Given data:
══════
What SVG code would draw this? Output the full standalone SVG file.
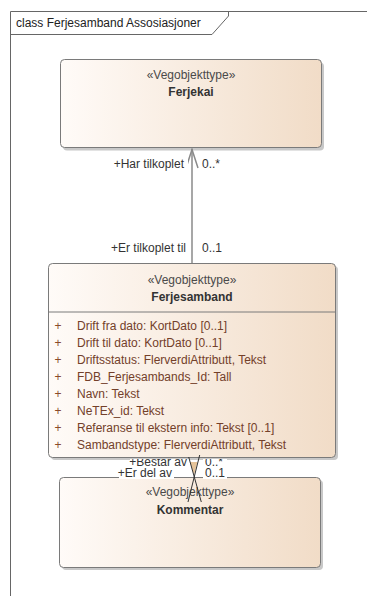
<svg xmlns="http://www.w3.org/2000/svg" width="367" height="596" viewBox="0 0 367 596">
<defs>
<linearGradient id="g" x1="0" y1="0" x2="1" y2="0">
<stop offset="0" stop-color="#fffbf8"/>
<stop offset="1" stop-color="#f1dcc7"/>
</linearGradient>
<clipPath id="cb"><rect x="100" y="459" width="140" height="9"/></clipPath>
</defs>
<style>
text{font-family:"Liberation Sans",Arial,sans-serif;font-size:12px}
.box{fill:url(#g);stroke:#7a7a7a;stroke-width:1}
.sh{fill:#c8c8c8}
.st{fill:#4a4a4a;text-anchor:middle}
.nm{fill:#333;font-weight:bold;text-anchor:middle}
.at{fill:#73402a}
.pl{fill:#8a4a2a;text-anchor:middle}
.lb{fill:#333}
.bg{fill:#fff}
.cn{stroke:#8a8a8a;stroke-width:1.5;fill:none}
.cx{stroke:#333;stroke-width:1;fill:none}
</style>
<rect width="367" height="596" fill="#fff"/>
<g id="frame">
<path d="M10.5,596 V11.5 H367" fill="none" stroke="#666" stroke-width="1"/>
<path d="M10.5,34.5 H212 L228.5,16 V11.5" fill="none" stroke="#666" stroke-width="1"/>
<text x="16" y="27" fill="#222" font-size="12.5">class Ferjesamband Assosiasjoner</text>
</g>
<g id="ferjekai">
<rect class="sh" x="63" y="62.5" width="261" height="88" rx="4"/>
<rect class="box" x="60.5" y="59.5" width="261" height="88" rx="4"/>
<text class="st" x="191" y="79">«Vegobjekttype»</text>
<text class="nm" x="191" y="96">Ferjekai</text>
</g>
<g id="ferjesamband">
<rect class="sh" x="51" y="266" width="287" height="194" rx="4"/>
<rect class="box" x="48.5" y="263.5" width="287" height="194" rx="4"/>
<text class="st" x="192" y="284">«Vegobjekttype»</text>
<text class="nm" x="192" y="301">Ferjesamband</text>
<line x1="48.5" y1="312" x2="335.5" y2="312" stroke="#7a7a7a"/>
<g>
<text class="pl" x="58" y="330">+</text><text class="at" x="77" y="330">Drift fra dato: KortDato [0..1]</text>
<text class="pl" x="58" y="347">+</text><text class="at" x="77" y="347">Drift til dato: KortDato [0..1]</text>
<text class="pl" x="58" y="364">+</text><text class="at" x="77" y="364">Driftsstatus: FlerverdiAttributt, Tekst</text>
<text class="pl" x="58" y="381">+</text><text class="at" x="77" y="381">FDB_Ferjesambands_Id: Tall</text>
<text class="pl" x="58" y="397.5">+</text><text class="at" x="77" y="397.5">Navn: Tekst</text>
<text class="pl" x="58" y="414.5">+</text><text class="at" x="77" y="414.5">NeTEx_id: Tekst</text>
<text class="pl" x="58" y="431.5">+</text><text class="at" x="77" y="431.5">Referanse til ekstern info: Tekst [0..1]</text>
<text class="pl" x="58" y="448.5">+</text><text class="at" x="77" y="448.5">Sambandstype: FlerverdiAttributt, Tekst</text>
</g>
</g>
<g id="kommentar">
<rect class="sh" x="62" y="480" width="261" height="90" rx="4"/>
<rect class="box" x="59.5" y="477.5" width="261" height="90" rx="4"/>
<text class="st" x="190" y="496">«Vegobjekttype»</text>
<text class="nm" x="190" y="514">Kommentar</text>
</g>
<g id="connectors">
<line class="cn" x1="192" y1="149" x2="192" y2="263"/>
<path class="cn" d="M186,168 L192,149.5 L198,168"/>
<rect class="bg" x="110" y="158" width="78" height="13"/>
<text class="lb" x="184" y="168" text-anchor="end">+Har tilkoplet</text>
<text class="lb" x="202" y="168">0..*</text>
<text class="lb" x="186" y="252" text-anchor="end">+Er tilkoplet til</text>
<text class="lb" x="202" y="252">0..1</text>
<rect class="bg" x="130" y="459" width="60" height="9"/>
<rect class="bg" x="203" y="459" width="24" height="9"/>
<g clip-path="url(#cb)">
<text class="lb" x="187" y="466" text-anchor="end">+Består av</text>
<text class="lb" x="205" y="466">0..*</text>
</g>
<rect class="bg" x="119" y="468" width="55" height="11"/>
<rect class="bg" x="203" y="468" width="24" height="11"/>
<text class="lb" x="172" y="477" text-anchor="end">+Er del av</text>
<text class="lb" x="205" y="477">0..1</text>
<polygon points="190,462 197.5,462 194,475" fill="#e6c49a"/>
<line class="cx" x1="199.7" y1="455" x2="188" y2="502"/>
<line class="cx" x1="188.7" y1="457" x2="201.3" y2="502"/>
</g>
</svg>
══════
Problem to work on:
The material above holds pictures; copy everything else in it exactly.

Finished exercise:
What SVG code would draw this? Output the full standalone SVG file.
<svg xmlns="http://www.w3.org/2000/svg" width="367" height="596" viewBox="0 0 367 596">
<defs>
<linearGradient id="g" x1="0" y1="0" x2="1" y2="0">
<stop offset="0" stop-color="#fffbf8"/>
<stop offset="1" stop-color="#f1dcc7"/>
</linearGradient>
<clipPath id="cb"><rect x="100" y="459" width="140" height="9"/></clipPath>
</defs>
<style>
text{font-family:"Liberation Sans",Arial,sans-serif;font-size:12px}
.box{fill:url(#g);stroke:#7a7a7a;stroke-width:1}
.sh{fill:#c8c8c8}
.st{fill:#4a4a4a;text-anchor:middle}
.nm{fill:#333;font-weight:bold;text-anchor:middle}
.at{fill:#73402a}
.pl{fill:#8a4a2a;text-anchor:middle}
.lb{fill:#333}
.bg{fill:#fff}
.cn{stroke:#8a8a8a;stroke-width:1.5;fill:none}
.cx{stroke:#333;stroke-width:1;fill:none}
</style>
<rect width="367" height="596" fill="#fff"/>
<g id="frame">
<path d="M10.5,596 V11.5 H367" fill="none" stroke="#666" stroke-width="1"/>
<path d="M10.5,34.5 H212 L228.5,16 V11.5" fill="none" stroke="#666" stroke-width="1"/>
<text x="16" y="27" fill="#222" font-size="12.5">class Ferjesamband Assosiasjoner</text>
</g>
<g id="ferjekai">
<rect class="sh" x="63" y="62.5" width="261" height="88" rx="4"/>
<rect class="box" x="60.5" y="59.5" width="261" height="88" rx="4"/>
<text class="st" x="191" y="79">«Vegobjekttype»</text>
<text class="nm" x="191" y="96">Ferjekai</text>
</g>
<g id="ferjesamband">
<rect class="sh" x="51" y="266" width="287" height="194" rx="4"/>
<rect class="box" x="48.5" y="263.5" width="287" height="194" rx="4"/>
<text class="st" x="192" y="284">«Vegobjekttype»</text>
<text class="nm" x="192" y="301">Ferjesamband</text>
<line x1="48.5" y1="312" x2="335.5" y2="312" stroke="#7a7a7a"/>
<g>
<text class="pl" x="58" y="330">+</text><text class="at" x="77" y="330">Drift fra dato: KortDato [0..1]</text>
<text class="pl" x="58" y="347">+</text><text class="at" x="77" y="347">Drift til dato: KortDato [0..1]</text>
<text class="pl" x="58" y="364">+</text><text class="at" x="77" y="364">Driftsstatus: FlerverdiAttributt, Tekst</text>
<text class="pl" x="58" y="381">+</text><text class="at" x="77" y="381">FDB_Ferjesambands_Id: Tall</text>
<text class="pl" x="58" y="397.5">+</text><text class="at" x="77" y="397.5">Navn: Tekst</text>
<text class="pl" x="58" y="414.5">+</text><text class="at" x="77" y="414.5">NeTEx_id: Tekst</text>
<text class="pl" x="58" y="431.5">+</text><text class="at" x="77" y="431.5">Referanse til ekstern info: Tekst [0..1]</text>
<text class="pl" x="58" y="448.5">+</text><text class="at" x="77" y="448.5">Sambandstype: FlerverdiAttributt, Tekst</text>
</g>
</g>
<g id="kommentar">
<rect class="sh" x="62" y="480" width="261" height="90" rx="4"/>
<rect class="box" x="59.5" y="477.5" width="261" height="90" rx="4"/>
<text class="st" x="190" y="496">«Vegobjekttype»</text>
<text class="nm" x="190" y="514">Kommentar</text>
</g>
<g id="connectors">
<line class="cn" x1="192" y1="149" x2="192" y2="263"/>
<path class="cn" d="M186,168 L192,149.5 L198,168"/>
<rect class="bg" x="110" y="158" width="78" height="13"/>
<text class="lb" x="184" y="168" text-anchor="end">+Har tilkoplet</text>
<text class="lb" x="202" y="168">0..*</text>
<text class="lb" x="186" y="252" text-anchor="end">+Er tilkoplet til</text>
<text class="lb" x="202" y="252">0..1</text>
<rect class="bg" x="130" y="459" width="60" height="9"/>
<rect class="bg" x="203" y="459" width="24" height="9"/>
<g clip-path="url(#cb)">
<text class="lb" x="187" y="466" text-anchor="end">+Består av</text>
<text class="lb" x="205" y="466">0..*</text>
</g>
<rect class="bg" x="119" y="468" width="55" height="11"/>
<rect class="bg" x="203" y="468" width="24" height="11"/>
<text class="lb" x="172" y="477" text-anchor="end">+Er del av</text>
<text class="lb" x="205" y="477">0..1</text>
<polygon points="190,462 197.5,462 194,475" fill="#e6c49a"/>
<line class="cx" x1="199.7" y1="455" x2="188" y2="502"/>
<line class="cx" x1="188.7" y1="457" x2="201.3" y2="502"/>
</g>
</svg>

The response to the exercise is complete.